Today is world obesity day.
We live in a world where ‘obesity’ is seen as a bad thing, a disease and a problem to be fixed.
There is so much stigma associated with larger bodies.
The data on weight stigma is truly astonishing—weight discrimination is on the rise, increasing by 66% over the past decade (Puhl & Heuer, 2010).
Weight bias disproportionately affects women, and was found to be more common than age and gender discrimination in employment settings.
There is a common misconception that stigma might help motivate people with obesity to lose weight and improve their health. This misconception is inaccurate – discrimination can have the opposite effect.
Weight stigma stands in the way of people accessing treatment. Larger people intentionally skip annual physical exams in order to avoid shaming at the doctor’s office (Drury & Louis, 2002).
And if people in larger bodies do go to see the doctor, the doctor spends about 28% less time with larger people (Phelan et al, 2015). And surgery is often withheld until larger people lose weight.
The belief that a fat person eats more calories is often one reason that weight stigma exists, yet multiple studies have also shown that people experiencing weight-based stigmatisation consume more calories (Schvey, Puhl, & Brownell, 2011; Major et al, 2014).
It also decreases motivation to care for one’s self i.e. eating well and exercising (Schvey et al., 2011 & Puhl & Heuer, 2010 & Puhl, Moss-Racusin & Schwartz, 2007 & Van de Berg & Neumark-Sztainer, 2007).
Weight stigmas leads to serious health consequences such as elevated blood pressure, unhealthy weight control and binge eating behaviours, bulimic symptoms, negative body image, low self-esteem, and depression among children, adolescents and adults (Tylka et al, 2014).
Weight stigma clearly impacts a person’s quality of life.
If we continue to be overly concerned about our bodies or wait for them to be in the form we deem worthy of our dreams, we may find ourselves living lives rooted more in shame than worthiness, and never pursue the things that really matter to us.
Poor body image leading to poor health behaviours along with weight stigma leading to poor health behaviours is a real thing.
What are some things we can do to end weight stigma?
- Stop talking about other people’s bodies, either with judgment or aspiration.
- Begin to follow people on social media who support body acceptance, are body positive, and who are bravely sharing their body as it is, without apology.
- Do not seek healing and treatment for disordered eating or body shame from someone who markets weight loss.

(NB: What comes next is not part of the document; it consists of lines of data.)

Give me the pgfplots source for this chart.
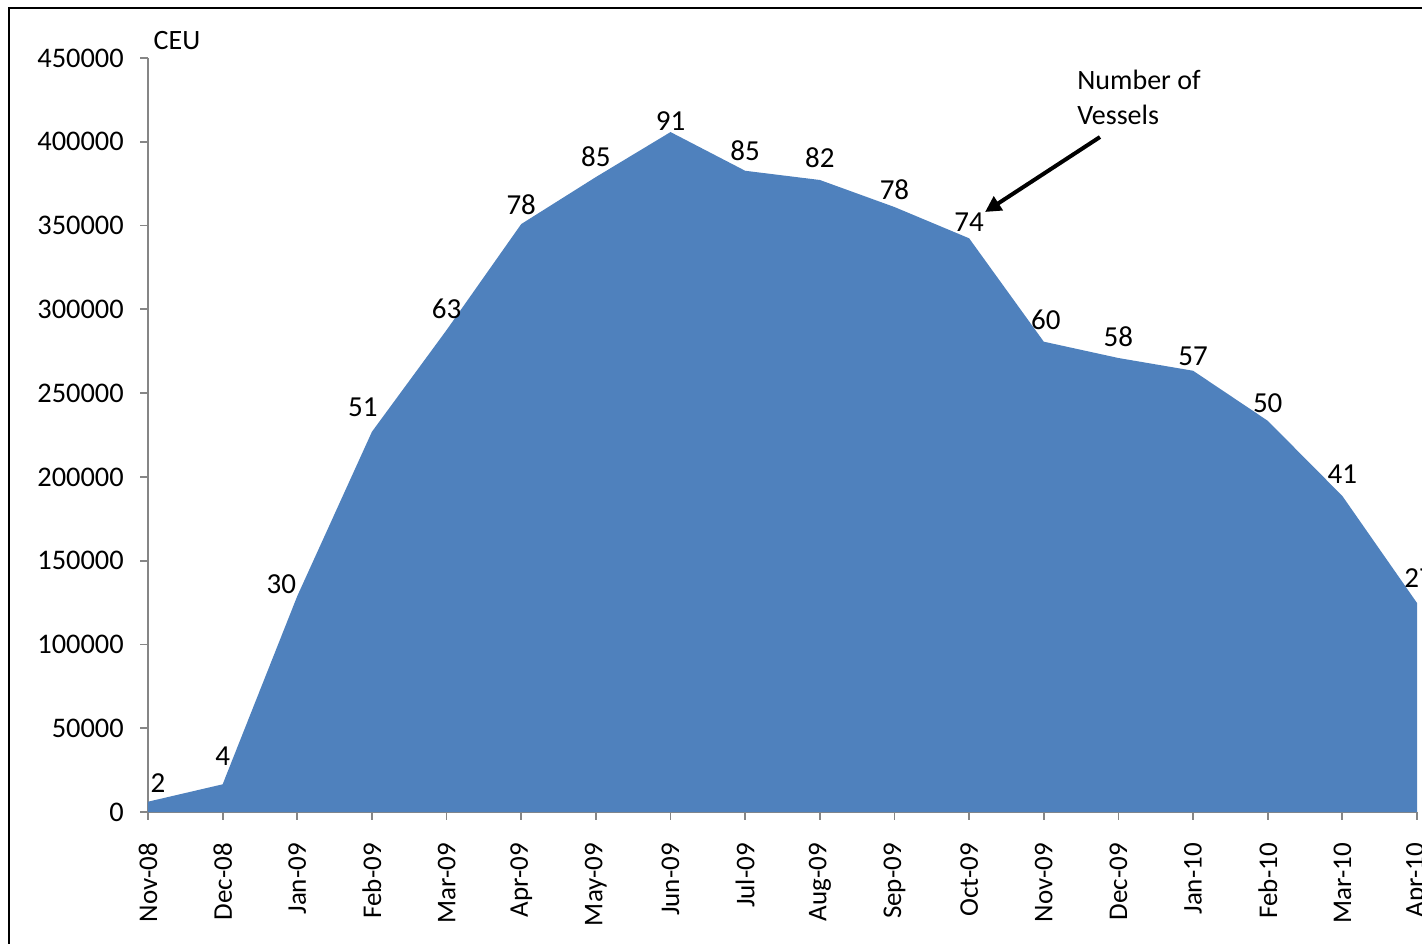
\documentclass[border=0pt]{standalone}
\usepackage{pgfplots}
\pgfplotsset{compat=1.18}
\usepackage{pgfplotstable}
\usepackage{fontspec}
\setmainfont{Carlito}
\usetikzlibrary{arrows.meta}
\definecolor{areablue}{RGB}{79,129,189}
\definecolor{axgray}{RGB}{134,134,134}

\pgfplotstableread{
x y lab dx dy
0 6150 2 5 9.5
1 16530 4 0 14
2 128900 30 -8 6
3 226950 51 -4.5 12
4 287650 63 0 10.5
5 350900 78 0 9.5
6 378950 85 0 10
7 405800 91 0 5.5
8 382700 85 0 10
9 377200 82 0 11
10 361050 78 0 8.5
11 342400 74 0 8
12 280700 60 1 11
13 270950 58 0 10.5
14 263350 57 0 7
15 233500 50 0 9
16 188600 41 0 11
17 124750 27 1 12.5
}\datatable

\begin{document}
\fontsize{14}{17.5}\selectfont
\begin{tikzpicture}
\begin{axis}[
  at={(0,0)}, anchor=south west,
  scale only axis, width=634.5pt, height=377pt,
  xmin=0, xmax=17, ymin=0, ymax=450000,
  axis x line*=bottom, axis y line*=left,
  axis line style={axgray, line width=0.9pt},
  xtick={0,...,17},
  xticklabels={Nov-08,Dec-08,Jan-09,Feb-09,Mar-09,Apr-09,May-09,Jun-09,Jul-09,Aug-09,Sep-09,Oct-09,Nov-09,Dec-09,Jan-10,Feb-10,Mar-10,Apr-10},
  ytick={0,50000,...,450000},
  tick align=outside, major tick length=3.75pt,
  tick style={axgray, line width=0.9pt},
  x tick label style={rotate=90, anchor=east, font=\fontsize{13.5}{16}\selectfont},
  y tick label style={font=\fontsize{14.2}{17}\selectfont},
  xticklabel shift=7pt,
  yticklabel shift=3.5pt,
  scaled y ticks=false,
  yticklabel style={/pgf/number format/fixed, /pgf/number format/precision=0, /pgf/number format/1000 sep={}, /pgf/number format/assume math mode=true},
  clip=false,
]
\addplot[fill=areablue, draw=none,
  nodes near coords, point meta=explicit symbolic,
  visualization depends on={\thisrow{dx} \as \dx},
  visualization depends on={\thisrow{dy} \as \dy},
  every node near coord/.append style={anchor=center, xshift=\dx pt, yshift=\dy pt, text=black, font=\fontsize{14.5}{17}\selectfont}
] table[x=x, y=y, meta=lab] {\datatable} \closedcycle;
\node[anchor=center, font=\fontsize{14}{17}\selectfont] at (axis cs:0.388,460730) {CEU};
\node[align=left, anchor=west, inner sep=0pt, font=\fontsize{14}{17.5}\selectfont] at (axis cs:12.445,426430) {Number of\\Vessels};
\draw[-{Triangle[length=8pt,width=8pt]}, line width=2pt] (axis cs:12.753,402840) -- (axis cs:11.213,358090);
\end{axis}
\draw[line width=0.85pt] (-69.5pt,-120pt) -- (-69.5pt,402pt) -- (720pt,402pt);
\pgfresetboundingbox
\useasboundingbox (-74pt,-65.5pt) rectangle (637pt,406pt);
\end{tikzpicture}
\end{document}
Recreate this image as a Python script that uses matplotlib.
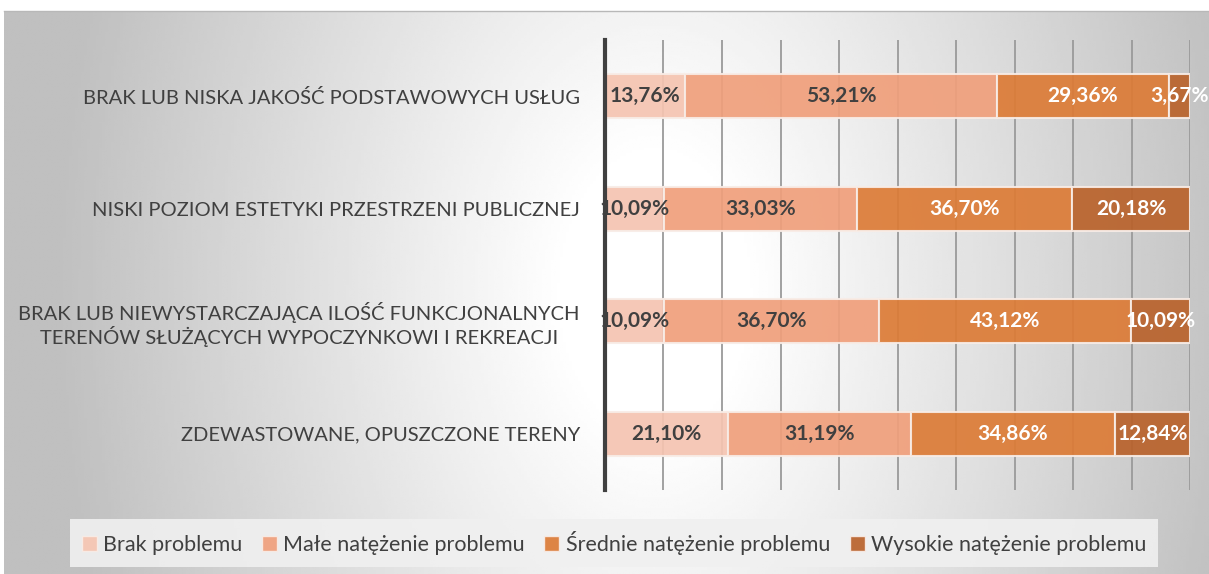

- Do not judge people for eating or apologize for the food in front of you.
For more information about weight stigma CLICK HERE.
Drury, C., & Louis, M. Exploring the Association Between Body Weight, Stigma of Obesity, and Health Care Avoidance. Journal of the American Academy of Nurse Practitioners Banner. 2002. Vol 14, Issue 12, 554-561
Major, B., Hunger, J., Bunyan, D., & Miller, C. The ironic effects of weight stigma. Journal of Experimental Social, 2014. 51. 2014, 74–80.
Puhl, R & Heuer, C. Obesity Stigma: Important Considerations for Public Health. Am J Public Health. 2010. 100(6): 1019-1028
Puhl, R. M., Moss-Racusin, C. a, & Schwartz, M. B. Internalization of weight bias: Implications for binge eating and emotional well-being. 2007. Obesity (Silver Spring, Md.)
Schvey, N. A., Puhl, R. M., & Brownell, K. D. The Impact of Weight Stigma on Caloric Consumption. Obesity, 2011. 19(10), 1957–1962.
Tylka, T., Annunziato, R., Burgard, D., Daníelsdóttir,S., Shuman,E., Davis, C., and Calogero, R., The Weight-Inclusive versus Weight-Normative Approach to Health: Evaluating the Evidence for Prioritizing Well-Being over Weight Loss. Journal of Obesity. 2014. Volume 2014.
Van den Berg, P., & Neumark-Sztainer, D. Fat ′n Happy 5 Years Later: Is It Bad for Overweight Girls to Like Their Bodies? Journal of Adolescent Health, 2007. 41(4), 415–41 7.